Professor Guth
Please focus on the following points as you prepare your essay.
- The essay question requires that you integrate information taken from several different (referenced) sources, to organize that information, and to summarize the information with conclusions that may be new to you.
- Begin with a thesis statement, (or a claim) that you will explain and justify in your
essay. Support your ideas with a rationale and evidence (not opinion statements such as “I think”) that are logically organized throughout the essay. Your ideas and the support should be clear to the reader. - Select relevant material to illustrate your points and provide specific references to class readings as well as additional research that you conduct. Your essay must make substantive reference to at least three resources. Do not cite, quote, or reference from Wikipedia or general non-verifiable sources. References should follow a standard APA citation format.
- Your essay should reflect appropriate grammar and syntax.
Essay:
The economist Jeffrey Sachs argues that specific and achievable goals help to develop more effective policy reforms.

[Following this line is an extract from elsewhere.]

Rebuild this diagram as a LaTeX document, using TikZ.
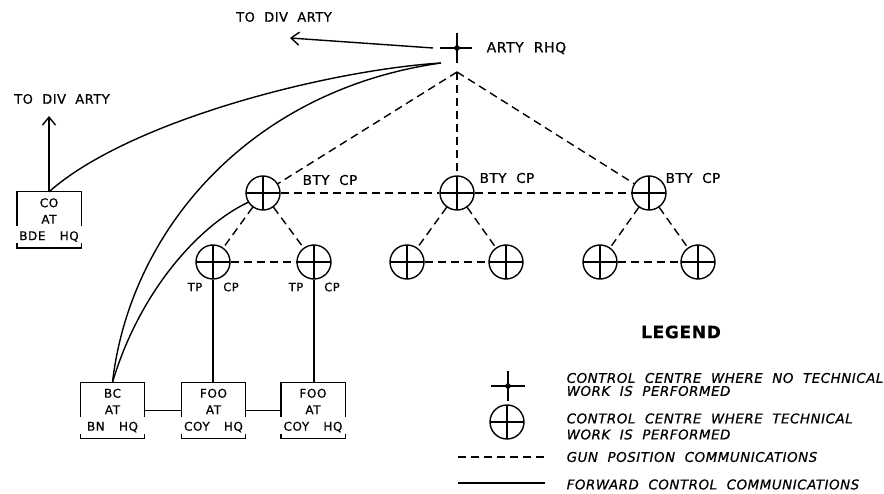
\documentclass[tikz,border=0pt]{standalone}
\usepackage{fontspec}
\setmainfont{DejaVu Sans}
\newfontfamily\lett[LetterSpace=4,WordSpace=2,FakeBold=0.6]{DejaVu Sans}
\newfontfamily\boxlett[LetterSpace=5,WordSpace=3.2,FakeBold=0.6]{DejaVu Sans}
\usetikzlibrary{arrows.meta,calc}
\newcommand\hqborder[1]{%
  \draw ($(#1.south west)+(0,-22)$) |- (#1.north east) -- ($(#1.south east)+(0,-22)$);
  \draw ($(#1.south west)+(0,-5)$) -- (#1.south west) -- (#1.south east) -- ($(#1.south east)+(0,-5)$);}
\begin{document}
\begin{tikzpicture}[x=1pt,y=-1pt,line width=1.4pt,
  every node/.style={font=\lett\fontsize{13}{14}\selectfont},
  tc/.style={circle,draw,minimum size=34pt,inner sep=0pt,
    path picture={\draw[line width=1.4pt] (path picture bounding box.north)--(path picture bounding box.south)
      (path picture bounding box.west)--(path picture bounding box.east);}},
  gunline/.style={dash pattern=on 8pt off 5pt},
  barb/.style={-{Straight Barb[length=8pt,width=13pt]}},
  hqbox/.style={minimum width=63pt,minimum height=55pt,inner sep=0pt,align=center,
    font=\boxlett\fontsize{12}{16.5}\selectfont},
  bigl/.style={font=\lett\fontsize{13}{14}\selectfont},
  btyl/.style={anchor=west,inner sep=0pt,font=\lett\fontsize{13.5}{14}\selectfont},
  tpl/.style={inner sep=0pt,font=\lett\fontsize{11.5}{12}\selectfont},
  legt/.style={anchor=west,inner sep=0pt,font=\lett\itshape\fontsize{13.4}{13}\selectfont}]
\useasboundingbox (0,0) rectangle (884,494);

% ARTY RHQ cross
\node[inner sep=0pt,minimum size=0pt] (rhq) at (457,48) {};
\draw ($(rhq)+(-17,0)$) -- ($(rhq)+(15,0)$) ($(rhq)+(0,-15)$) -- ($(rhq)+(0,15)$);
\fill (rhq) circle (2.8);
\node[anchor=west,inner sep=0pt,font=\lett\fontsize{14}{14}\selectfont] (rhql) at (486,48) {ARTY RHQ};
\coordinate (rhqw) at (433,48);
\coordinate (rhqdiv) at (290,38);
\coordinate (rhqsw) at (441,63);
\coordinate (apex) at (457,72);
\node[bigl,inner sep=0pt] (t1) at (284,17) {TO DIV ARTY};
\draw[barb] (rhqw) -- (rhqdiv);

% battery CPs
\node[tc] (bty1) at (263,193) {};
\node[tc] (bty2) at (457,193) {};
\node[tc] (bty3) at (649,193) {};
\node[btyl] (b1l) at (302,180) {BTY CP};
\node[btyl] (b2l) at (479,178) {BTY CP};
\node[btyl] (b3l) at (665,178) {BTY CP};

\node[tc] (g1a) at (213,262) {};
\node[tc] (g1b) at (314,262) {};
\node[tc] (g2a) at (407,262) {};
\node[tc] (g2b) at (506,262) {};
\node[tc] (g3a) at (600,262) {};
\node[tc] (g3b) at (698,262) {};

\node[tpl] (tp1) at (195,287) {TP};
\node[tpl] (cp1) at (231,287) {CP};
\node[tpl] (tp2) at (296,287) {TP};
\node[tpl] (cp2) at (332,287) {CP};

% gun position communications
\draw[gunline] (apex) -- (bty1);
\draw[gunline] (apex) -- (bty2);
\draw[gunline] (apex) -- (bty3);
\draw[gunline] (bty1) -- (bty2);
\draw[gunline] (bty2) -- (bty3);
\draw[gunline] (bty1) -- (g1a);
\draw[gunline] (bty1) -- (g1b);
\draw[gunline] (g1a) -- (g1b);
\draw[gunline] (bty2) -- (g2a);
\draw[gunline] (bty2) -- (g2b);
\draw[gunline] (g2a) -- (g2b);
\draw[gunline] (bty3) -- (g3a);
\draw[gunline] (bty3) -- (g3b);
\draw[gunline] (g3a) -- (g3b);

% HQ boxes
\node[hqbox] (co) at (49,220) {CO\\AT\\BDE HQ};
\node[hqbox] (bc) at (112.5,410.5) {BC\\AT\\BN HQ};
\node[hqbox] (foo1) at (213.5,410.5) {FOO\\AT\\COY HQ};
\node[hqbox] (foo2) at (313,410.5) {FOO\\AT\\COY HQ};
\hqborder{co}
\hqborder{bc}
\hqborder{foo1}
\hqborder{foo2}

\coordinate (codiv) at (49,116);
\node[bigl,inner sep=0pt] (t2) at (62,99) {TO DIV ARTY};
\draw[barb] (co.north) -- (codiv);

% forward control communications
\draw (rhqsw) .. controls (330,70) and (130,120) .. (co.north);
\draw (rhqsw) .. controls (250,90) and (130,230) .. (bc.north);
\draw (bty1.212) .. controls (200,225) and (140,290) .. (bc.north);
\draw (g1a.south) -- (g1a.south |- foo1.north);
\draw (g1b.south) -- (g1b.south |- foo2.north);
\draw (bc.east) -- (foo1.west);
\draw (foo1.east) -- (foo2.west);

% legend
\node[font=\lett\bfseries\fontsize{17}{18}\selectfont,inner sep=0pt] (leg) at (681,332) {LEGEND};
\node[inner sep=0pt,minimum size=0pt] (lx) at (508,386) {};
\draw ($(lx)+(-17,0)$) -- ($(lx)+(17,0)$) ($(lx)+(0,-15)$) -- ($(lx)+(0,15)$);
\fill (lx) circle (2.8);
\node[tc] (lc) at (507,422) {};
\coordinate (ld1) at (458,457);
\coordinate (ld2) at (545,457);
\coordinate (lf1) at (458,483);
\coordinate (lf2) at (545,483);
\draw[gunline] (ld1) -- (ld2);
\draw (lf1) -- (lf2);
\node[legt] (l1a) at (566,378) {CONTROL CENTRE WHERE NO TECHNICAL};
\node[legt] (l1b) at (566,391) {WORK IS PERFORMED};
\node[legt] (l2a) at (566,418.5) {CONTROL CENTRE WHERE TECHNICAL};
\node[legt] (l2b) at (566,434.5) {WORK IS PERFORMED};
\node[legt] (l3) at (566,457) {GUN POSITION COMMUNICATIONS};
\node[legt] (l4) at (566,484.5) {FORWARD CONTROL COMMUNICATIONS};
\end{tikzpicture}
\end{document}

As an example, he quotes President John F. Kennedy who gave the commencement address at American University in 1963. In that speech, Kennedy said: “By defining our goal more clearly, by making it seem more manageable and less remote, we can help all people to see it, to draw hope from it and to move irresistibly towards it.”
Kennedy meant the Limited Nuclear Test Ban Treaty needed to have specific and achievable goals to be effective, and Sachs means that the clarity of the Sustainable Development Goals (SDGs) can help achieve policy reform.
How would you use the same idea of specific and achievable goals to think about changes in policy or society in relation to sustainability? Specifically,
1. Justify the relevance of Kennedy’s statement with respect to the UN SDGs with specific references to the role of governments and private corporations.
2. Identify two of the SDGs that you consider important (as they relate to either your local community or to your core values). With the two selected SDGs, evaluate the interdependence of those goals while considering how the funding needs and action plans for the goals are interconnected.
Parameters: Each essay must be 3–4 pages, double spaced, 12-point Times New Roman typeface with an additional page for references.
Grading Rubric (4=ideal and 1=unacceptable):
Explanation of topic/issue/problem to be addressed
4) Response does a clear, explicit, and full job of identifying and explaining the importance of the TWO SDGs and how the TWO SDGs are interconnected for sustainability
3) Response does a good job of identifying the TWO SDGs although some questions remain as to the importance of both or how the TWO SDGs are interconnected for sustainability
2) Response does an adequate job of identifying the TWO SDGs but without clarity about the importance or interconnectedness for sustainability
1) Response does not include TWO SDGs or does not explain their importance or relation to sustainability
Evidence of selecting and using information to investigate a point of view or conclusion
4) Response does a clear, explicit, and full job of using source(s) with interpretation/evaluation to provide evidence for the response. Viewpoints of experts are questioned and analyzed.
3) Response does a good job of using source(s) with interpretation/evaluation to provide evidence for the response, but some questions or lack of clarity remain. Viewpoints of experts are subject to questioning.
2) Response does an adequate job of identifying the source(s) with interpretation/evaluation to provide evidence for the response but without clarity. Viewpoints of experts are taken as mostly fact, with little questioning.
1) Response does not include the use of sources or provides no interpretation/evaluation of the evidence. Viewpoints of experts are taken as fact, without question.
Influence of context and assumptions
4) Thoroughly (systematically and methodically) analyzes own and others’ assumptions and carefully evaluates the relevance of contexts when presenting a position.
3) Identifies own and others’ assumptions and several relevant contexts when presenting a position.
2) Questions some assumptions. Identifies several relevant contexts when presenting a position. May be more aware of others’ assumptions than one’s own (or vice versa).
1) Shows an emerging awareness of present assumptions (sometimes labels assertions as assumptions). Begins to identify some contexts when presenting a position.
Conclusions and related outcomes (implications and consequences)
4) Response clearly explains a conclusions and related outcomes (consequences and implications) are logical and reflect student’s informed evaluation and ability to place evidence and perspectives discussed in priority order.
3) Response does a good job of explaining a conclusion that is logically tied to a range of information, including opposing viewpoints; related outcomes (consequences and implications) are identified clearly.
2) Response does an adequate job of explaining a conclusion that is logically tied to information (because information is chosen to fit the desired conclusion); some related outcomes (consequences and implications) are NOT identified clearly.
1) Response does not include a conclusion or the conclusion is inconsistently tied to some of the information discussed; related outcomes (consequences and implications) are oversimplified.